In Communique 14, I wrote about the challenges of building a subscription service in this market:

“There are technical problems with subscription management that are, in some ways, unique to African publishers, mainly because it is a nascent concept on the continent and the talent and resources needed to solve them are not readily available. Subscription management requires an incredible amount of engineering investment that most media companies can either not afford or be bothered to make.”

What Filmhouse seeks to do with its subscription service is relatively new and, as far as I know, the first of its kind by a cinema company in this part of the world. (Nairabox is not a cinema company.) So, I’ll make a discount for growing pains and the drawbacks of experimentation. Nevertheless, the dissonance between my expectations and experience with the service lends credence to my point in that essay and this statement from Preston Ideh, Stears’ CEO (emphasis mine):

“This infrastructure hurdle [to providing subscription products] can make or break publishers [or media companies]. It might seem negligible when you have only a few subscribers. But at scale, it can become a nightmare. It gets even more complex when African publishers want to be creative with their reader [or user] experiences… Behind the scenes (and you can ask my team if you do not believe me), it requires engineering power that most media businesses do not have.”
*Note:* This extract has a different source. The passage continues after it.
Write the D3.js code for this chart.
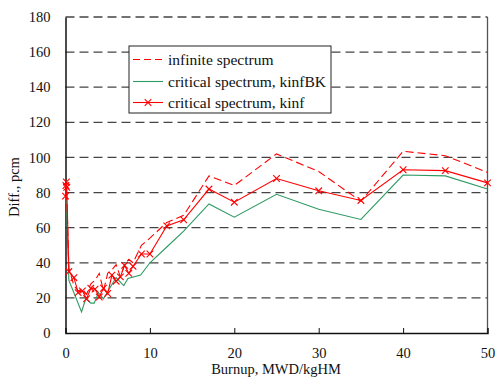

The emphasis here is on the engineering requirements for building a subscription service with a seamless experience. Filmhouse outsources the engineering for this service, and my experience hasn’t been great so far. The alternative might be to bring this in-house, but that only works if the service’s uptake is big enough to justify this decision. I doubt it is.

Still, much like Filmhouse, more media companies in Africa will attempt to build subscription products, and they will hit the same engineering snags. But perhaps there is a point in the future where companies that have built great subscription management services exist here. Maybe we don’t have to look too far ahead.

I pointed out in Communique 14 that there is an entire market outside of publishing for a subscription management service, something that Stears has received a grant from the Google News Initiative to build. But Stears is likely not the only company looking to solve this problem, and a lot will depend on how quickly the market expands.